## Task details
Take each line containing "this" and report it exactly as written.

## start Items

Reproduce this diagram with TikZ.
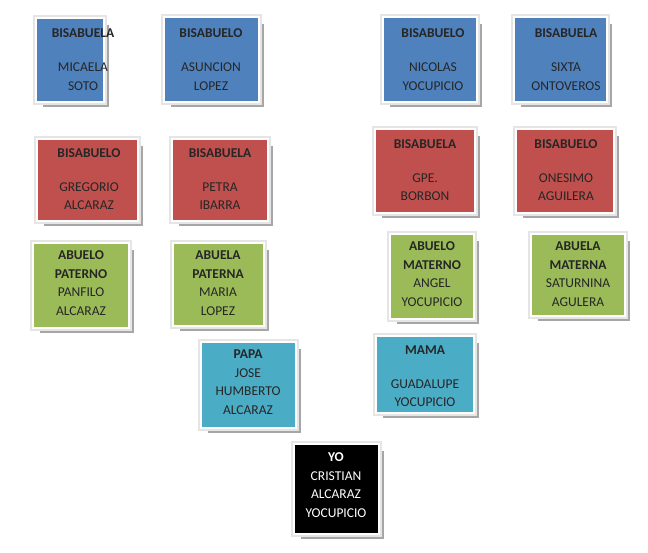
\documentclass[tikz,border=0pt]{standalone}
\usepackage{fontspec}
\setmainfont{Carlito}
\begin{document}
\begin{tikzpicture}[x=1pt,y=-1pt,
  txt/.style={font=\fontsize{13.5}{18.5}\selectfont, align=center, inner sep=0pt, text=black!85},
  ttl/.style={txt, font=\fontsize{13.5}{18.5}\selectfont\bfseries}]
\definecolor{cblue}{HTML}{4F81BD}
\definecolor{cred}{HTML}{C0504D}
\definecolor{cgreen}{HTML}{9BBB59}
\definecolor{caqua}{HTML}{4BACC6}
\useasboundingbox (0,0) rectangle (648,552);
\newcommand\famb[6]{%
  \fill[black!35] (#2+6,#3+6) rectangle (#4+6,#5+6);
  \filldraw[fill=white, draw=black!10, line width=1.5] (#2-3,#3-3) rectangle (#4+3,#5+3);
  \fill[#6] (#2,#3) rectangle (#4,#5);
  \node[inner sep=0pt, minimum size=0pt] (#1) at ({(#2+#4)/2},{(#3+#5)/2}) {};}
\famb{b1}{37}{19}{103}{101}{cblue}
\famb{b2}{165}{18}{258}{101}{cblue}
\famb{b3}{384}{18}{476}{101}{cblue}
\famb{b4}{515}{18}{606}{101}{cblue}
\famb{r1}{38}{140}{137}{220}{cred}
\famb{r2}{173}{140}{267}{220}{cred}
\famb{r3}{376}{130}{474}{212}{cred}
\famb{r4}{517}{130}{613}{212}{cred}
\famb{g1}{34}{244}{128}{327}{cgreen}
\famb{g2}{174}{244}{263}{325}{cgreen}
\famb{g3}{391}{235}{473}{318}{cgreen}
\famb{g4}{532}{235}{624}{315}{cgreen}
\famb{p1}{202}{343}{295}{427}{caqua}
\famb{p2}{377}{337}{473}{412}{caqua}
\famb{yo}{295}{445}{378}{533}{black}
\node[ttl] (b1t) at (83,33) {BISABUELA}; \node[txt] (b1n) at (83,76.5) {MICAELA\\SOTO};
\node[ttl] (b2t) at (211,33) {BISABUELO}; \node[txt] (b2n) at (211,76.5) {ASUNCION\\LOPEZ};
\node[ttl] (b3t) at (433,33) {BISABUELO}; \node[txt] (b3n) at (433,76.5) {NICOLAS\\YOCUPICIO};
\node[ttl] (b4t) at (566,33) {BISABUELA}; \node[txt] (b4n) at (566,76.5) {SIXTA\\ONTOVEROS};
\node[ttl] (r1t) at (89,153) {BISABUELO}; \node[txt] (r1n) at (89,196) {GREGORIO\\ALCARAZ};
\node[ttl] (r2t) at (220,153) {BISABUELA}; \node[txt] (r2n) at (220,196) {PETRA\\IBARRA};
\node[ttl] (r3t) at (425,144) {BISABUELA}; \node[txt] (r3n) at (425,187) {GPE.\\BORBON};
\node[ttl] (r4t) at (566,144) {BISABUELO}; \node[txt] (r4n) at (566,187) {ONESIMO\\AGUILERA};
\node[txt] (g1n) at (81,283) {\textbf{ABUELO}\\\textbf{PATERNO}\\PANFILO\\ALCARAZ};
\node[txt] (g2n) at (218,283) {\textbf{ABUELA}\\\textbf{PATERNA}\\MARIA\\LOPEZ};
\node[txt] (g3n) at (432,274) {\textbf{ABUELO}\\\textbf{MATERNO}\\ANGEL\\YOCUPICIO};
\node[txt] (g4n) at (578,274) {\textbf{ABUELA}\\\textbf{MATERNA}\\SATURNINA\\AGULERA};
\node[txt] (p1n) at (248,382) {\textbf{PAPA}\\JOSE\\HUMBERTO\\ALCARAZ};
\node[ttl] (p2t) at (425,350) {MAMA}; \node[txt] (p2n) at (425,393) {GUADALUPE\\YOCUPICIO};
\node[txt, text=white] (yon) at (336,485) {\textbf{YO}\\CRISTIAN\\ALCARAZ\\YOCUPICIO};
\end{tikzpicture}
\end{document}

## end Items
## start Items

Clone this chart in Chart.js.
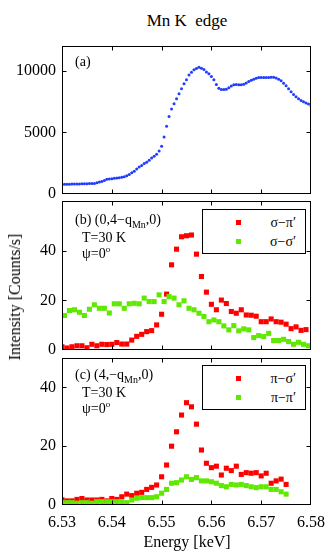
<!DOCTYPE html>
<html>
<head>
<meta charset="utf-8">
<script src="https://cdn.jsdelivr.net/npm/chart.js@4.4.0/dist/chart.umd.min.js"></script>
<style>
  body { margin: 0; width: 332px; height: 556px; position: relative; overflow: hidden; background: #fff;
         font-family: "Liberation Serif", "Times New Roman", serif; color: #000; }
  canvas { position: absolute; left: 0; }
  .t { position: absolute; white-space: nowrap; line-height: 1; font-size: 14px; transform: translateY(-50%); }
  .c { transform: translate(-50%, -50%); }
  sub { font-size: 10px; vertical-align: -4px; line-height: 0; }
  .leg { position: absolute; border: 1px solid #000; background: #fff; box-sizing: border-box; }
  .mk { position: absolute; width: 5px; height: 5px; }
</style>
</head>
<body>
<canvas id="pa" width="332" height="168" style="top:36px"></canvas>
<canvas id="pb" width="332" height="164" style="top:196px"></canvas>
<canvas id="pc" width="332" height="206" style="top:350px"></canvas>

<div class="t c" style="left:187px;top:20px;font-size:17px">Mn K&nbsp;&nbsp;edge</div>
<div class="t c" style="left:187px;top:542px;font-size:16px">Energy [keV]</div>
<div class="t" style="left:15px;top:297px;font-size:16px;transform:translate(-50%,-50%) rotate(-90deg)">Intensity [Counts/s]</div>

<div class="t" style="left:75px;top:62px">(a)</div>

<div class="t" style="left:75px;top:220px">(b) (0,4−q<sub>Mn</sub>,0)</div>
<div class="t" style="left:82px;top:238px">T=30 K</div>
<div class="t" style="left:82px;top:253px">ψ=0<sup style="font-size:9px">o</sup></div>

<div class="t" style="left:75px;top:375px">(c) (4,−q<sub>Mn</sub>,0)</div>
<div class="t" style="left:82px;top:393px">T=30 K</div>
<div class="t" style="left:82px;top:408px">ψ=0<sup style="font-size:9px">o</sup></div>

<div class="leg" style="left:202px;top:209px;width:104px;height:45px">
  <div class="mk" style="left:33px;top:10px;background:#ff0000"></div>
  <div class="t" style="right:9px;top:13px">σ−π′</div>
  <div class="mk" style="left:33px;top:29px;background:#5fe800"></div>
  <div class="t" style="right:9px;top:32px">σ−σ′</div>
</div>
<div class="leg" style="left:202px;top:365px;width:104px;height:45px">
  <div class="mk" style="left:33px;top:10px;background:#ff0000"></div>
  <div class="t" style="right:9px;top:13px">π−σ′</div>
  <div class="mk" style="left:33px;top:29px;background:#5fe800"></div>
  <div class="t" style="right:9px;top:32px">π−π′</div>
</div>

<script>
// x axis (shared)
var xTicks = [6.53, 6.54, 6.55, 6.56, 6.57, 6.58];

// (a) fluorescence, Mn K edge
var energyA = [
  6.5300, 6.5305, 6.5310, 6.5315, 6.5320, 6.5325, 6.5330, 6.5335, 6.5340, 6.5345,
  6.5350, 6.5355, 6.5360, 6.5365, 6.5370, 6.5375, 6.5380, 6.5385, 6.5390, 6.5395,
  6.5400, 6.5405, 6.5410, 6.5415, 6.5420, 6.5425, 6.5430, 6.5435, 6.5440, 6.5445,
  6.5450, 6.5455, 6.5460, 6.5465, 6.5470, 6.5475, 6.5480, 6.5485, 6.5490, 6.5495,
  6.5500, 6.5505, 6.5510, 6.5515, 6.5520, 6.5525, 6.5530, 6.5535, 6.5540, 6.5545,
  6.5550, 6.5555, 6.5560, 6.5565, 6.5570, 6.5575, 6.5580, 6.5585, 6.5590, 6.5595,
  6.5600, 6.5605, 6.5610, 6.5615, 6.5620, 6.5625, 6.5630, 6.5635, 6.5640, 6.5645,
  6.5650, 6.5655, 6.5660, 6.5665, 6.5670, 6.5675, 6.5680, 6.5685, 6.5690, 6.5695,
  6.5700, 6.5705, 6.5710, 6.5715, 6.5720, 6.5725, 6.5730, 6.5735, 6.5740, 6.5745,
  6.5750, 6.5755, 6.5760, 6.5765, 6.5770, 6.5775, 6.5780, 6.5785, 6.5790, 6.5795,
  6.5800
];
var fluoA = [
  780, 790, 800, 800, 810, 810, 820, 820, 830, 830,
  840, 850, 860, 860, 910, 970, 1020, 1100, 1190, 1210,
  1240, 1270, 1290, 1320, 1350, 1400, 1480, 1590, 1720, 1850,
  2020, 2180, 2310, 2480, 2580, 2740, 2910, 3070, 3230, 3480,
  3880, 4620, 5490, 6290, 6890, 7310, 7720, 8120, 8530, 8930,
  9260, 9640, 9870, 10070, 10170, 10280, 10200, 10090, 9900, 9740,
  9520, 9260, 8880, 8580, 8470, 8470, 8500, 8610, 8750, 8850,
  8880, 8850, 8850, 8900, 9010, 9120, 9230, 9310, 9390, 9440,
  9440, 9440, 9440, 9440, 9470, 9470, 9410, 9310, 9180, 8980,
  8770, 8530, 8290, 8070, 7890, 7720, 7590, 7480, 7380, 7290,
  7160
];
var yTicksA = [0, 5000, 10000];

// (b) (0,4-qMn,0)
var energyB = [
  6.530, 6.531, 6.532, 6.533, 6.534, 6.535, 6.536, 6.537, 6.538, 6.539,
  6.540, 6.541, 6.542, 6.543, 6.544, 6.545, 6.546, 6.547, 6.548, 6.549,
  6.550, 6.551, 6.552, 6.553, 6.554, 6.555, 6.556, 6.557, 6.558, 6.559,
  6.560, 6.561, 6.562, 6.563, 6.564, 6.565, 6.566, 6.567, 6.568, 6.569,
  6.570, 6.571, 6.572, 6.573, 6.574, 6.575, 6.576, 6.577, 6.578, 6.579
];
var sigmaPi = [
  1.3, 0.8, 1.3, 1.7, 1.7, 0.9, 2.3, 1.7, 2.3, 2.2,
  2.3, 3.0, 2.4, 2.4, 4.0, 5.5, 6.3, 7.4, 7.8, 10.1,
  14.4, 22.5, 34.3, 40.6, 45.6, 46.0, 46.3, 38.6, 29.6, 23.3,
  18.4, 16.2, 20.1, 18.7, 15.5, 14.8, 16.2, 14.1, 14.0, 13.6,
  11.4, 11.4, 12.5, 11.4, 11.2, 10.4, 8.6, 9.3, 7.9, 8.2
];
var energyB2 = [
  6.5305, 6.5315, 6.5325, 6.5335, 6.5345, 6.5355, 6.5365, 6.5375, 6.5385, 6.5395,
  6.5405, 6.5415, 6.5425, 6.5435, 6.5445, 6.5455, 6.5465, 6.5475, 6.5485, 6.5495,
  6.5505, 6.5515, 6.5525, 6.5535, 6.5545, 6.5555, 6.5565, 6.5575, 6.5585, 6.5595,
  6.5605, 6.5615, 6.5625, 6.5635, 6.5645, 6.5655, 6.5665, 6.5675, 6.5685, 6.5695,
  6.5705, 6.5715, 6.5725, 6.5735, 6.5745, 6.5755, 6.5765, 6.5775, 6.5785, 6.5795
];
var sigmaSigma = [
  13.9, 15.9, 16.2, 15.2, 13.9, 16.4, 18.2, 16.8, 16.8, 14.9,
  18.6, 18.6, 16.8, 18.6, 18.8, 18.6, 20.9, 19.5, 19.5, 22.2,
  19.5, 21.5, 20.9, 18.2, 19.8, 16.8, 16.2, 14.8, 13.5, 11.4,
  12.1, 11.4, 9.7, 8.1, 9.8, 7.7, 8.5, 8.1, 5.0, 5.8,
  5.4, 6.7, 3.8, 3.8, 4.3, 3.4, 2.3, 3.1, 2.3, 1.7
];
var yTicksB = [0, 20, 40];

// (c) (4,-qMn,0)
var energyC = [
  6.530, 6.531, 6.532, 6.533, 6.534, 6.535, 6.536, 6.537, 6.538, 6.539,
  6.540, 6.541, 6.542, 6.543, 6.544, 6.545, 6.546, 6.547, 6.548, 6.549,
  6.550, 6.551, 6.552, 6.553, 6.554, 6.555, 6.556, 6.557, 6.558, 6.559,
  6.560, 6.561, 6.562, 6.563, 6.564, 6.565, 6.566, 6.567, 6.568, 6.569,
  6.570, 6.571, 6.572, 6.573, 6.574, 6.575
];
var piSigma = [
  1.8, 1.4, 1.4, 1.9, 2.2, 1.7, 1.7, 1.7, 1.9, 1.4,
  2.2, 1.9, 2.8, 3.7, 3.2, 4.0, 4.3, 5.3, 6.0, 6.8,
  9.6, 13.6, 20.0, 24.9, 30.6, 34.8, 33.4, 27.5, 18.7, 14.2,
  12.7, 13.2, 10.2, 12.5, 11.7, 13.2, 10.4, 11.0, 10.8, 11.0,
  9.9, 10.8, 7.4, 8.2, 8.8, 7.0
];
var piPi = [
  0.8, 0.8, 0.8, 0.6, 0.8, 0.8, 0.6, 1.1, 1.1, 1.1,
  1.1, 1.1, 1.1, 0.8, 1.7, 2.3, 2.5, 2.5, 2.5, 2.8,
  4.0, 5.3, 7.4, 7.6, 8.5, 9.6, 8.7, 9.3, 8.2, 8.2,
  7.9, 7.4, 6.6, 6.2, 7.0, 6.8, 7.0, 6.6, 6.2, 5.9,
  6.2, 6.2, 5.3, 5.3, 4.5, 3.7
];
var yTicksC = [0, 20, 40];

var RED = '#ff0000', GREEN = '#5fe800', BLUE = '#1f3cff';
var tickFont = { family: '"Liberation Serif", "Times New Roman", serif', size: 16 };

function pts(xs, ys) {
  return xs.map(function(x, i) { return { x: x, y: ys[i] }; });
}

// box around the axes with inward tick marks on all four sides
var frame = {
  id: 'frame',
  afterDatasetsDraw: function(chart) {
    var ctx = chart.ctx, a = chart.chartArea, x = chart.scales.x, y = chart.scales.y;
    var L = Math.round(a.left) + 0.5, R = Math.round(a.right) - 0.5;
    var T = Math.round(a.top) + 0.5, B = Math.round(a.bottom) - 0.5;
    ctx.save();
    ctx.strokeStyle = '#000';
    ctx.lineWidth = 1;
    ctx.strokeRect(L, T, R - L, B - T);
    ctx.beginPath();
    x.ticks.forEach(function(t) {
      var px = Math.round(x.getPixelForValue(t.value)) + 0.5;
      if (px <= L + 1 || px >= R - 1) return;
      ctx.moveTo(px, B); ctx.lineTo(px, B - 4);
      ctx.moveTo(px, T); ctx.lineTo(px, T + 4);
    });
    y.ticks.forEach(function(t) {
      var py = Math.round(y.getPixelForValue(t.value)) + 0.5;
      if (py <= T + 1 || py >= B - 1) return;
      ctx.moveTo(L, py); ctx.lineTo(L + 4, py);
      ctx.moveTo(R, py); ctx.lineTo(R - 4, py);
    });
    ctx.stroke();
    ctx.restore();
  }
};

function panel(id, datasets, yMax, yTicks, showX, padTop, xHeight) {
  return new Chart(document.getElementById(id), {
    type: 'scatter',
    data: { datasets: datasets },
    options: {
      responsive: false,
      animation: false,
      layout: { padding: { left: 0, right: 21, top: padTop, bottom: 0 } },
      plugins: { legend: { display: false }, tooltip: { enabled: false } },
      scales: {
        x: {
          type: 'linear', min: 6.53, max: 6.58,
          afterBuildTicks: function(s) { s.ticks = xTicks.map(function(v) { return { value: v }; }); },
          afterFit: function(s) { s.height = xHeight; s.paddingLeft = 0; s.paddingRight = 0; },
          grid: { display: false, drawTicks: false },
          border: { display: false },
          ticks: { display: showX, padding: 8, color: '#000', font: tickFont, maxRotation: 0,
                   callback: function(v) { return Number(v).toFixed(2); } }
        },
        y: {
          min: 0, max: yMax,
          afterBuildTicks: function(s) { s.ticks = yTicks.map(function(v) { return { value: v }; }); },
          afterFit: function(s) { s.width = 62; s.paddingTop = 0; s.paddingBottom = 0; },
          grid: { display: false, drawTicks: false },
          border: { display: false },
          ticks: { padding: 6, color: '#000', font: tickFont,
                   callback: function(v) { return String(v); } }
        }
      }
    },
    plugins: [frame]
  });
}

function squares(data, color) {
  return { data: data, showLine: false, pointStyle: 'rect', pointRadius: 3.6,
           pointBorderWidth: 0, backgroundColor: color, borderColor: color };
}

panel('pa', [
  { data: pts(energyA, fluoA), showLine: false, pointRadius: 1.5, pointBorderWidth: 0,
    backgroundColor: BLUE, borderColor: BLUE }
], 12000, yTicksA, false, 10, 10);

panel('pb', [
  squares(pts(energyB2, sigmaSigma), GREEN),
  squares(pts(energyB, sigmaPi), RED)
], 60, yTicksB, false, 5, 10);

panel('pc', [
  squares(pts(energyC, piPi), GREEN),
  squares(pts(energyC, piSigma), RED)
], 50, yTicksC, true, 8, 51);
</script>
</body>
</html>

## end Items

## Reply
Reproduce this diagram with TikZ.
Clone this chart in Chart.js.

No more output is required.